- GIVEN TASK
Return the material exactly, first line through the line containing "import plotly.graph_objects as go", and nothing more. Pictures stay out.
-- -- --
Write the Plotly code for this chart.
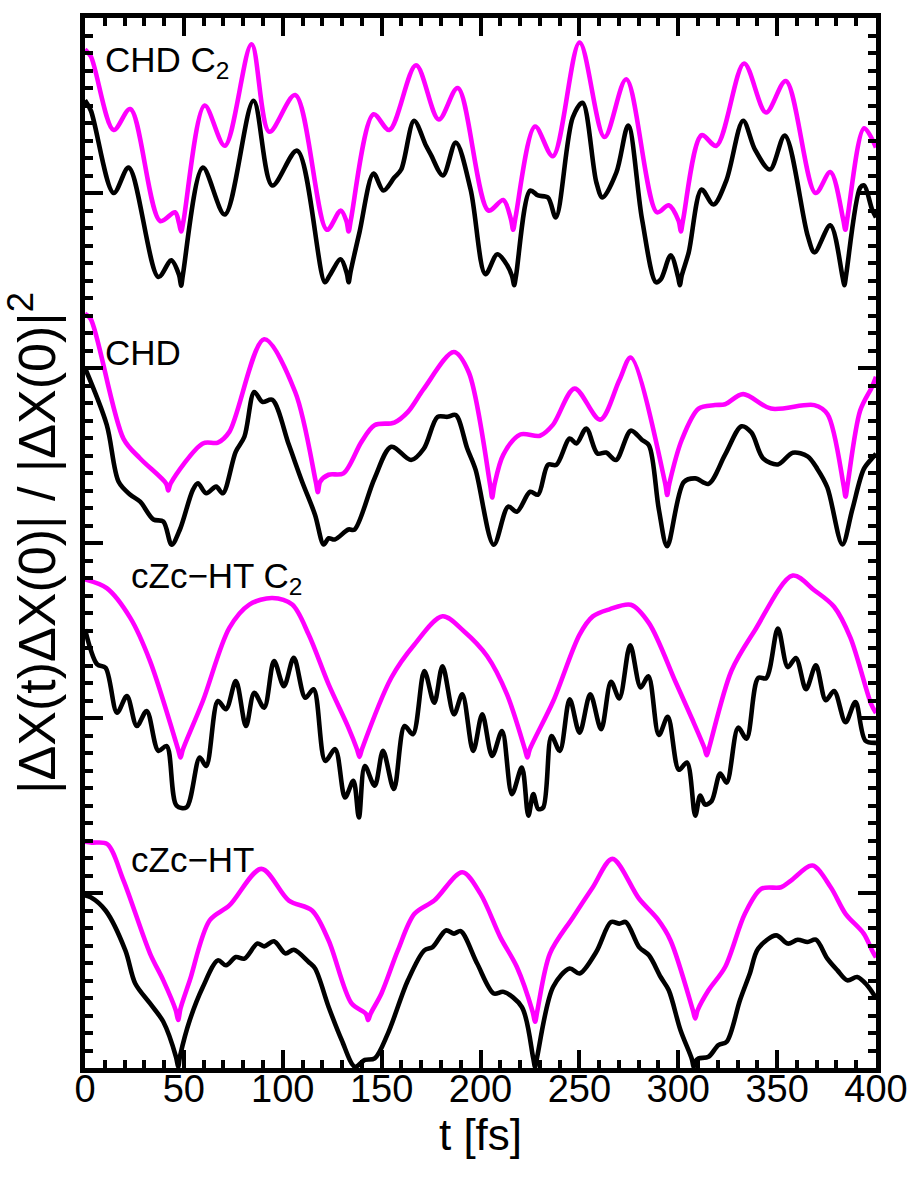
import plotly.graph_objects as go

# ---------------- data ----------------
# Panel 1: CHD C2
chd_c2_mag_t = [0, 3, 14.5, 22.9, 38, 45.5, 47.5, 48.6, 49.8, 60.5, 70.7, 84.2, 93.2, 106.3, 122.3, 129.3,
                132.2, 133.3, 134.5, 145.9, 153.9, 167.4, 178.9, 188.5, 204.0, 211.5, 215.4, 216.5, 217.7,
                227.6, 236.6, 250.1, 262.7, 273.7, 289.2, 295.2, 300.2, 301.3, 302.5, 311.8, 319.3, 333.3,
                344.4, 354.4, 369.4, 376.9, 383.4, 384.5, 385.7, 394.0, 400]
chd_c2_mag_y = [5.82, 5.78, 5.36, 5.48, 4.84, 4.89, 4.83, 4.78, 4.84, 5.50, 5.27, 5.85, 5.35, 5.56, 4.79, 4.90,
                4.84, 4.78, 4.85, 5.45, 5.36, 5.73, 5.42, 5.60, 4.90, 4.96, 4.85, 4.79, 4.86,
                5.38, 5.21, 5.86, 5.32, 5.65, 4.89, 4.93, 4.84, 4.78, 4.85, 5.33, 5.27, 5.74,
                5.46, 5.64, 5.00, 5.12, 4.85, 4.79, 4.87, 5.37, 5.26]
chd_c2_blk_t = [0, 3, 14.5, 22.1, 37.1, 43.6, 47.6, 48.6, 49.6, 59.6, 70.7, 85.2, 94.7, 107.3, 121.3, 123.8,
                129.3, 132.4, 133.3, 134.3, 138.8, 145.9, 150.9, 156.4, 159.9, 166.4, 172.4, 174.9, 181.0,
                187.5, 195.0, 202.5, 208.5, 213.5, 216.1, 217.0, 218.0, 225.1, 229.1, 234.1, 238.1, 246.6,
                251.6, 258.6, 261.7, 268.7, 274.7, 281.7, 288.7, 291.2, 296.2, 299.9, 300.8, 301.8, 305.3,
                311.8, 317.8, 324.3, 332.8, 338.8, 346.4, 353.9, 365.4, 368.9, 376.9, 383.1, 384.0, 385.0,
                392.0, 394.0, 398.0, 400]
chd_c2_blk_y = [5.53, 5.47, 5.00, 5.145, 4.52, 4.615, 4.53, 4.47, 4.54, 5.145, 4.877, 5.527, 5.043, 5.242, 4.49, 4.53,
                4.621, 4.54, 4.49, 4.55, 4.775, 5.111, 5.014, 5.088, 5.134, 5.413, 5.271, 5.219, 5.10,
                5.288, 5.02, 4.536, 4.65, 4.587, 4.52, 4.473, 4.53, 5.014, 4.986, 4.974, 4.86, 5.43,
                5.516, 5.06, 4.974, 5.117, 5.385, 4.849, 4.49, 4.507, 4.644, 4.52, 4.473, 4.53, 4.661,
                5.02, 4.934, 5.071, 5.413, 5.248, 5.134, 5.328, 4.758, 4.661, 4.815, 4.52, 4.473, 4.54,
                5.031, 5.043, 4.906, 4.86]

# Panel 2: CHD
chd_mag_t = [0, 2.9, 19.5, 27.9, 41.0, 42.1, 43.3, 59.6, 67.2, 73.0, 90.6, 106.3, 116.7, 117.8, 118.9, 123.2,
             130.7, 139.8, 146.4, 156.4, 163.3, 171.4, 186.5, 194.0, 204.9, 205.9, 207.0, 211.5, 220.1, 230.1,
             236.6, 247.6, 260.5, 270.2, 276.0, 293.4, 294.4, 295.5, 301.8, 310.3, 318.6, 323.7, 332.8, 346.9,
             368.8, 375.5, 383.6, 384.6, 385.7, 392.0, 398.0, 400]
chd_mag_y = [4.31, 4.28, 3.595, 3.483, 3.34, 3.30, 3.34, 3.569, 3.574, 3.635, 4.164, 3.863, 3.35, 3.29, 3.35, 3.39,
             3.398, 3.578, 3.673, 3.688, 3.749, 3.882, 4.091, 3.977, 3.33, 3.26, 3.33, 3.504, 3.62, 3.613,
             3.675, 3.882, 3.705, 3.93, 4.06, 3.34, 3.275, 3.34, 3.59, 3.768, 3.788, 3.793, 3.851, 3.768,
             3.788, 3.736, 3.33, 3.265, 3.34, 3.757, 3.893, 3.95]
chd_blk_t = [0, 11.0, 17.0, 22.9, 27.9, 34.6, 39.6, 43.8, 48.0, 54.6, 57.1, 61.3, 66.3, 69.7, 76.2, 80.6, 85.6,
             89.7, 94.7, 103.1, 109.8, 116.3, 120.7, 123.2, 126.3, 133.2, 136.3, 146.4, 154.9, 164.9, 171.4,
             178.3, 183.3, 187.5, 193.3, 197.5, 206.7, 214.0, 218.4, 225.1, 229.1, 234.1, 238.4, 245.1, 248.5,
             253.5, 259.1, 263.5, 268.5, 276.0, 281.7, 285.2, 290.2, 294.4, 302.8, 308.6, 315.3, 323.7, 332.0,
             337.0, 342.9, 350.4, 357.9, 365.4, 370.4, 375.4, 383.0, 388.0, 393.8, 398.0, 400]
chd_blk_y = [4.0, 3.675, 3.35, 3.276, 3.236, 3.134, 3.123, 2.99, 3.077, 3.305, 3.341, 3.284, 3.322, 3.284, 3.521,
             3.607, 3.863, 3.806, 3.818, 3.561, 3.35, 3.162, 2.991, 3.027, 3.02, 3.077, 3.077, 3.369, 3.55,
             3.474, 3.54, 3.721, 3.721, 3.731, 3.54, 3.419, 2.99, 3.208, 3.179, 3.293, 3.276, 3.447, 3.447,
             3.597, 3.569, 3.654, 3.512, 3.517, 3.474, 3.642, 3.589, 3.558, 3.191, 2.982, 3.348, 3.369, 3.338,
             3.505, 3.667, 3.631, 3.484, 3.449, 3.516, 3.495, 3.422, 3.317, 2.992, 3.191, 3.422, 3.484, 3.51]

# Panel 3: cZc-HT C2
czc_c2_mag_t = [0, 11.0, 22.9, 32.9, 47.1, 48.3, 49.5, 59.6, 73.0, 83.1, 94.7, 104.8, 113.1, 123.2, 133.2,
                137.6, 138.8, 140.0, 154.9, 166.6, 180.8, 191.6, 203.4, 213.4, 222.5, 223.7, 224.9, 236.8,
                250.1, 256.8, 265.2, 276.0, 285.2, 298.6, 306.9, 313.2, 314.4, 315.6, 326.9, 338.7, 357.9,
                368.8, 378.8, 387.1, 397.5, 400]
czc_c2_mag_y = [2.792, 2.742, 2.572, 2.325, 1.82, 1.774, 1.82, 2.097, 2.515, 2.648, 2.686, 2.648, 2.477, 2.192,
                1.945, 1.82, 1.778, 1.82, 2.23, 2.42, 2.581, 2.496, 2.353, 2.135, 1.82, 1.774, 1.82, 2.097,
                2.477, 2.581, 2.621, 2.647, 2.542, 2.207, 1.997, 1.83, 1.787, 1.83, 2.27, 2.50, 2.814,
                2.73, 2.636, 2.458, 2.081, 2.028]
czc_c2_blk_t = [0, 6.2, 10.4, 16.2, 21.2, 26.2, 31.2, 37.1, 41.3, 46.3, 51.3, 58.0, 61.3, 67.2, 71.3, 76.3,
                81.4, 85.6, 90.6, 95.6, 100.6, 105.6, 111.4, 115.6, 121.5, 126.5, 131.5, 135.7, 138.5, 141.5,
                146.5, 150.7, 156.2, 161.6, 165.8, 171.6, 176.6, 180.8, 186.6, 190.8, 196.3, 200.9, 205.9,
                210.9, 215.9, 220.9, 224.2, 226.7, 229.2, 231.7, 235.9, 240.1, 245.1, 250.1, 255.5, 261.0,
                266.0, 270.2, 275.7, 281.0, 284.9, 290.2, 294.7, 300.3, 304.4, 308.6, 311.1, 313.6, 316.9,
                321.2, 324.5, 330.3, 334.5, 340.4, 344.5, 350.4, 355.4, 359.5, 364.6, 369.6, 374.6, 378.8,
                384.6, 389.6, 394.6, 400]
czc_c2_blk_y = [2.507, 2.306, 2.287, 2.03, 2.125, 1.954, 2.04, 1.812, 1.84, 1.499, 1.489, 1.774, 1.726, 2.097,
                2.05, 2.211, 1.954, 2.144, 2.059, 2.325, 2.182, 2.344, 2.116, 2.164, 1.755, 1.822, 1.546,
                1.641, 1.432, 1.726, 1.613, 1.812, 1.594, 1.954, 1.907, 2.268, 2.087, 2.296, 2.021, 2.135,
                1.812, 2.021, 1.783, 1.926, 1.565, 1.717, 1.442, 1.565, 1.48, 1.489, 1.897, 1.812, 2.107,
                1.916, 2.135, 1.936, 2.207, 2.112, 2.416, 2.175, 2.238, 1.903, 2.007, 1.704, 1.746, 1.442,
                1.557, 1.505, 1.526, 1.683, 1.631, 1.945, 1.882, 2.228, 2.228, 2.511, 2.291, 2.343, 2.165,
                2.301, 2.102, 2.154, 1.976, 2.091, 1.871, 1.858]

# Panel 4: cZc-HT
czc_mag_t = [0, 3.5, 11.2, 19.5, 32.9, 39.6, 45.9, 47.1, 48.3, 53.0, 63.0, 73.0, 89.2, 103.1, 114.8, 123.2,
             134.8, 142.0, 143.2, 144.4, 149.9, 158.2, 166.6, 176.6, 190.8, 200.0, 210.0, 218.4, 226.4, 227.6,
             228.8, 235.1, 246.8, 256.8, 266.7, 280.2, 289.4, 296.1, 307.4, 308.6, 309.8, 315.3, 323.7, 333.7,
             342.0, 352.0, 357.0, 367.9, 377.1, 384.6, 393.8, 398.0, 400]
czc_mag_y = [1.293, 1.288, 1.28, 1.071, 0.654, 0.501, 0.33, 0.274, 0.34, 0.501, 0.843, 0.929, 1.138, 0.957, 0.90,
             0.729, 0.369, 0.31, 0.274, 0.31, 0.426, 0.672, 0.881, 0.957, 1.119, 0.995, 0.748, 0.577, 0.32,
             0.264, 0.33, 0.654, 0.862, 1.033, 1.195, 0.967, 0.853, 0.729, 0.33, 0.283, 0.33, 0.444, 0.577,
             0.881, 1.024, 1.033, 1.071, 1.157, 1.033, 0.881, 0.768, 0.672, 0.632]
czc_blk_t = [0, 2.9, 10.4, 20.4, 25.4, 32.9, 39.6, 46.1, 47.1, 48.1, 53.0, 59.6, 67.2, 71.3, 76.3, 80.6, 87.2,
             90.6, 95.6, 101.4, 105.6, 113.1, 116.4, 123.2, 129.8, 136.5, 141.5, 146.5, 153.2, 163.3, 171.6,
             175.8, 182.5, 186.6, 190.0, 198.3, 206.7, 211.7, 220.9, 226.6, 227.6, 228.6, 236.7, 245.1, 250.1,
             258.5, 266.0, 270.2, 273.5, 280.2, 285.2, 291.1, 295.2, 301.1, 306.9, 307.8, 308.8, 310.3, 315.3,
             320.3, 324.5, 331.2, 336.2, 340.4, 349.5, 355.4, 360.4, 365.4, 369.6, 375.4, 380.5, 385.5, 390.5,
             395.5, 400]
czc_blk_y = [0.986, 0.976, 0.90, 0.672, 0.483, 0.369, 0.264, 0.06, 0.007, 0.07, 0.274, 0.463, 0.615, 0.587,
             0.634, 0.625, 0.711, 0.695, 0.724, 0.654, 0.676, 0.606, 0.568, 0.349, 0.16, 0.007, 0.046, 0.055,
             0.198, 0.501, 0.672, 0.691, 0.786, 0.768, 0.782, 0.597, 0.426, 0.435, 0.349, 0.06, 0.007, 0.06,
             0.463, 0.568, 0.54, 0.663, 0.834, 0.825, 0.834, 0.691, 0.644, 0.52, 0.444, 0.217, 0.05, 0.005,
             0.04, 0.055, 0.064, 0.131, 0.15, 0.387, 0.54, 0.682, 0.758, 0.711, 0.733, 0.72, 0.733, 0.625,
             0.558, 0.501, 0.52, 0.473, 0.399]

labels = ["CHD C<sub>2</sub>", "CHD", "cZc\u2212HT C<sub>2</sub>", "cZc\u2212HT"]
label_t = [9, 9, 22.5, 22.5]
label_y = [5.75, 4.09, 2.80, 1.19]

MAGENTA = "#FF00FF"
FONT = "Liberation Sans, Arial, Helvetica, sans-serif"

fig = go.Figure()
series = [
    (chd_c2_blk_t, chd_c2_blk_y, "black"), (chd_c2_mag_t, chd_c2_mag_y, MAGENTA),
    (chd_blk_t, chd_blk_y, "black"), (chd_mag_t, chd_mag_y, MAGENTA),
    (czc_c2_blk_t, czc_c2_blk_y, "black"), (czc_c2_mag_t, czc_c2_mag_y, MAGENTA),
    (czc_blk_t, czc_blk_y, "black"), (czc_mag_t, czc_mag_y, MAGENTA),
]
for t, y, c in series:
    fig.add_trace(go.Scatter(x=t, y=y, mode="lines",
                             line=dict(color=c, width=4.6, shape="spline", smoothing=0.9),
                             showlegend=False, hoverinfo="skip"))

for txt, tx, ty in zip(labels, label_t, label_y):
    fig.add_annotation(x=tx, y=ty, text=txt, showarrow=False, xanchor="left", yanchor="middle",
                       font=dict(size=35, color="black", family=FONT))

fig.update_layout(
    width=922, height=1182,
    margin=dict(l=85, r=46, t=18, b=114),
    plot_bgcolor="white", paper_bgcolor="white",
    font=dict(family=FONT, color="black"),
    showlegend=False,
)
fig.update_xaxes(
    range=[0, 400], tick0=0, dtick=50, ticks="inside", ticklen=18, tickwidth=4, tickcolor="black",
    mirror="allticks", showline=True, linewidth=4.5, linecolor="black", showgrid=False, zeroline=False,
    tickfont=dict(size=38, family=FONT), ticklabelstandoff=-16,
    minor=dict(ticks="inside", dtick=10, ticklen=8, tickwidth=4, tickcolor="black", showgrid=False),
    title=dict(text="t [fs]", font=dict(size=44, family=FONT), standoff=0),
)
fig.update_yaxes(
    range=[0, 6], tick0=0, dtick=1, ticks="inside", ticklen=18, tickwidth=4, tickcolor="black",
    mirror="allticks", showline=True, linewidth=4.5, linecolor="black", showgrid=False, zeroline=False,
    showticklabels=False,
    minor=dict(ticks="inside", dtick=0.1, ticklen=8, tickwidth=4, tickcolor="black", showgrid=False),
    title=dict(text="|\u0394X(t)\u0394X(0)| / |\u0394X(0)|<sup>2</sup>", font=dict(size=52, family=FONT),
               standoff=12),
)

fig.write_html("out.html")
-- -- --
- RESULT
Write the Plotly code for this chart.
import plotly.graph_objects as go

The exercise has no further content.